The fixture’s OLEDs provide 700 lumens while a choice of LED output includes 3,000, 4,000 and 6,000 lumens, and 3,000K, 3,500K and 4,000K in 80+ and 90+ CRI options.
“OLED is just pure emission of light over the thin surface,” he said. “It’s light you can hold in your hand. Between OLED and LED, one doesn’t replace the other. Each does what it does well. For instance, you wouldn’t use today’s OLEDs for warehouse or sport venue lighting.”
Dealing with drivers
Drivers that run LED lighting can challenge OLEDs.
“Because OLED internal resistance changes over time, constant voltage drivers do not work well with OLEDs [unlike LEDs],” Curran said. “The other type of power supply used with LEDs—constant current—also requires some modifications for use with OLEDs due to internal capacitance differences. Dimmable drivers that incorporate PWM [pulse width modulation] that work fine with LED sources, will shorten the life of an OLED. Ripple (the amount of variation in output) also must be significantly lower for OLED drivers.”
While Acuity Brands has its own OLED-specific drivers, Schimmelpfenning offered this insight.
“Most of the drivers today are programmable,” he said. “So you can set the drive current. If you operate that same driver you must program it for either an LED stream or OLED. That’s key. Single- to three-panel OLED fixtures need a small driver. While we can do it with our product, the OLED market has not become big enough to offer its own drivers.”
A key demo
In February 2017, the DOE’s Gateway program evaluated a number of different OLED luminaires through an on-site demonstration/evaluation at DeJoy, Knauf & Blood LLP in Rochester, N.Y. Acuity Brands’ LED and OLED products were predominant.
OLED luminaires provided office and break areas with needed task lighting and face and room surface lighting, and also served as a decorative element. Gateway report authors said the OLED luminaires provided comfortable luminance levels, acceptable color quality and controllability, and attractive design. OLEDWorks panels were connected to 0–10 volt dimmers and driven by dedicated OLED drivers. Flicker was negligible. The combined lighting load of OLED and LED was 0.6 watts per square foot, reported as “well below the ASHRAE/IES 90.1 2013 maximum allowed lighting power density (Building Area Method) of 0.82 for office spaces.”
Estimating lifetime
While the Illumination Engineering Society (IES) has standards for LED lifetime, none currently exist for OLED. Curran said that also is holding back OLED lighting.
Jeannine Wang, director of Design Partnership for Acuity Brands, doesn’t disagree but had some additional thoughts.
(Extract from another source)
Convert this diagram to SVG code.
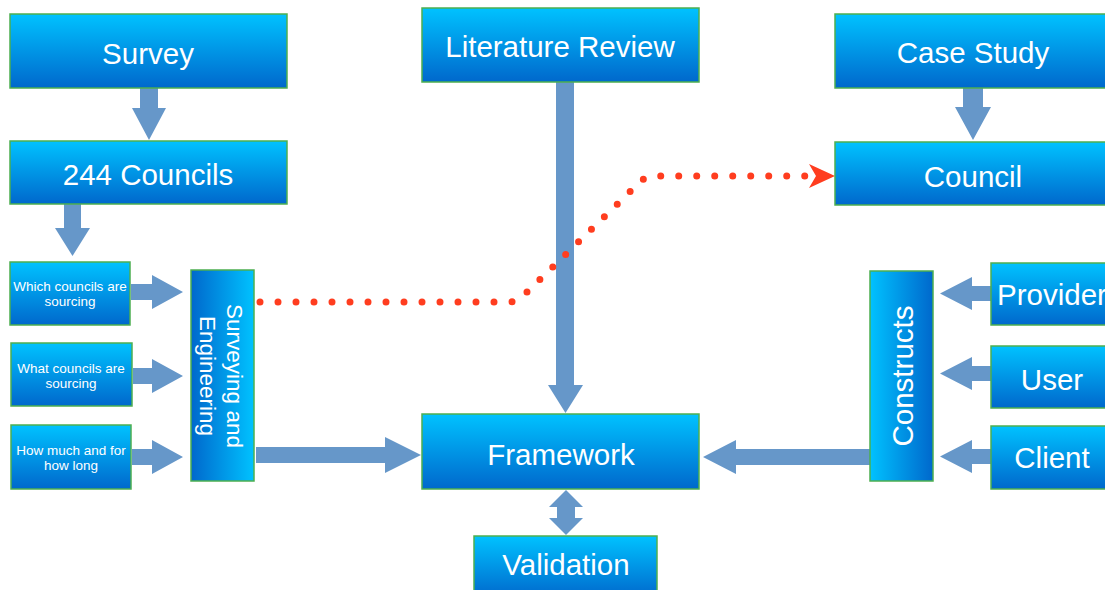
<svg xmlns="http://www.w3.org/2000/svg" width="1105" height="590" viewBox="0 0 1105 590">
<defs>
<linearGradient id="gv" x1="0" y1="0" x2="0" y2="1"><stop offset="0" stop-color="#00c2ff"/><stop offset="1" stop-color="#0068cc"/></linearGradient>
<linearGradient id="gl" x1="1" y1="0" x2="0" y2="0"><stop offset="0" stop-color="#00c2ff"/><stop offset="1" stop-color="#0068cc"/></linearGradient>
<linearGradient id="gr" x1="0" y1="0" x2="1" y2="0"><stop offset="0" stop-color="#00c2ff"/><stop offset="1" stop-color="#0068cc"/></linearGradient>
<marker id="redhead" viewBox="0 0 26 24" refX="26" refY="12" markerWidth="26" markerHeight="24" markerUnits="userSpaceOnUse" orient="auto"><polygon points="26,12 0,0 7,12 0,24" fill="#ff3d1f"/></marker>
</defs>
<style>
.box{fill:url(#gv);stroke:#4caf50;stroke-width:1.5}
.boxl{fill:url(#gl);stroke:#4caf50;stroke-width:1.5}
.boxr{fill:url(#gr);stroke:#4caf50;stroke-width:1.5}
.t{fill:#fff;font-family:"Liberation Sans",Arial,sans-serif;font-size:29.5px;text-anchor:middle}
.ts{fill:#fff;font-family:"Liberation Sans",Arial,sans-serif;font-size:13.5px;text-anchor:middle}
.tm{fill:#fff;font-family:"Liberation Sans",Arial,sans-serif;font-size:22.5px;text-anchor:middle}
.arr{fill:#6697c9}
.dot{fill:none;stroke:#ff3d1f;stroke-width:7;stroke-linecap:round;stroke-dasharray:0 18}
</style>

<g id="connectors">
<polygon class="arr" points="140,88 158,88 158,108 166,108 149,140 132,108 140,108"/>
<polygon class="arr" points="64,204 81,204 81,228 90,228 72.5,256 55,228 64,228"/>
<polygon class="arr" points="131,284 152,284 152,275 183,292 152,309 152,300 131,300"/>
<polygon class="arr" points="133,368 152,368 152,359 183,376 152,393 152,384 133,384"/>
<polygon class="arr" points="132,449 152,449 152,440 183,457 152,474 152,465 132,465"/>
<polygon class="arr" points="256,447 385,447 385,437 421,455 385,473 385,463 256,463"/>
<polygon class="arr" points="556,82 574,82 574,385 583,385 565.5,413 548,385 556,385"/>
<polygon class="arr" points="566,490 583,507 575,507 575,518 583,518 566,535 549,518 557,518 557,507 549,507"/>
<polygon class="arr" points="963,88 983,88 983,107 991,107 973,140 955,107 963,107"/>
<polygon class="arr" points="992,286 972,286 972,277 940,293.5 972,310 972,301 992,301"/>
<polygon class="arr" points="992,366 972,366 972,357 940,373.5 972,390 972,381 992,381"/>
<polygon class="arr" points="992,449 972,449 972,440 940,456.5 972,473 972,464 992,464"/>
<polygon class="arr" points="870,449 736,449 736,440 703,457 736,474 736,465 870,465"/>
<path class="dot" d="M260,302 H508 Q517,302 524,295 L640,182 Q646,176 655,176 H812"/>
<path d="M805,176 H835" fill="none" stroke="none" marker-end="url(#redhead)"/>
</g>

<g id="survey"><rect class="box" x="10" y="14" width="277" height="74"/><text class="t" x="148" y="64">Survey</text></g>
<g id="councils244"><rect class="box" x="10" y="141" width="277" height="63"/><text class="t" x="148" y="185">244 Councils</text></g>
<g id="literature"><rect class="box" x="422" y="8" width="277" height="74"/><text class="t" x="560" y="57">Literature Review</text></g>
<g id="casestudy"><rect class="box" x="835" y="14" width="277" height="74"/><text class="t" x="973" y="63">Case Study</text></g>
<g id="council"><rect class="box" x="835" y="142" width="277" height="63"/><text class="t" x="973" y="187">Council</text></g>
<g id="which"><rect class="box" x="10" y="262" width="120" height="63"/><text class="ts" x="70" y="291">Which councils are</text><text class="ts" x="70" y="306">sourcing</text></g>
<g id="what"><rect class="box" x="11" y="343" width="121" height="63"/><text class="ts" x="71" y="373">What councils are</text><text class="ts" x="71" y="388">sourcing</text></g>
<g id="howmuch"><rect class="box" x="11" y="425" width="120" height="64"/><text class="ts" x="71" y="455">How much and for</text><text class="ts" x="71" y="470">how long</text></g>
<g id="surveying"><rect class="boxl" x="191" y="270" width="63" height="211"/><text class="tm" transform="translate(227,376) rotate(90)">Surveying and</text><text class="tm" transform="translate(200,376) rotate(90)">Engineering</text></g>
<g id="framework"><rect class="box" x="422" y="414" width="277" height="75"/><text class="t" x="561" y="465">Framework</text></g>
<g id="validation"><rect class="box" x="474" y="536" width="183" height="62"/><text class="t" x="566" y="575">Validation</text></g>
<g id="constructs"><rect class="boxr" x="870" y="271" width="63" height="210"/><text class="t" transform="translate(913,376) rotate(-90)">Constructs</text></g>
<g id="provider"><rect class="box" x="991" y="263" width="122" height="62"/><text class="t" x="1052" y="305">Provider</text></g>
<g id="user"><rect class="box" x="991" y="346" width="122" height="62"/><text class="t" x="1052" y="390">User</text></g>
<g id="client"><rect class="box" x="991" y="426" width="122" height="63"/><text class="t" x="1052" y="468">Client</text></g>
</svg>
“With respect to lifetime, partly what happened with LEDs is they had very different depreciation curves [from one chip to the next] that affected how they could or should be tested to determine their lifetime,” Wang said. “This variability is what led to the development of IES TM-21. On the other hand, OLEDs have a more predictable depreciation curve, so it is easier to predict lifetime. Therefore, a standard like TM-21 is probably not needed for OLED, although the basic lifetime testing standard [LM-80] needs to evolve to include OLED in its scope. Heat, and its impact on device performance, is less of an issue for OLED.”
Color shifts with OLED are not prevalent.
“Using the TM-30 standard that looks at fidelity and gamut across the whole color space, there is very little difference in color rendering between LED and OLED,” Wang said. “One visible difference is better reds with OLEDs.”
OLEDs also close LED’s “green gap,” Curran said.
“Now is the time for the OLED industry to pull up their sleeves and try out different things [and] introduce this lighting to architects,” Schimmelpfenning said. “We introduced flat-panel OLED fixture designs for Home Depot, including pendants, wall sconces, and ceiling- and flush-mount designs. This is one more step in introducing OLED light to the general public.”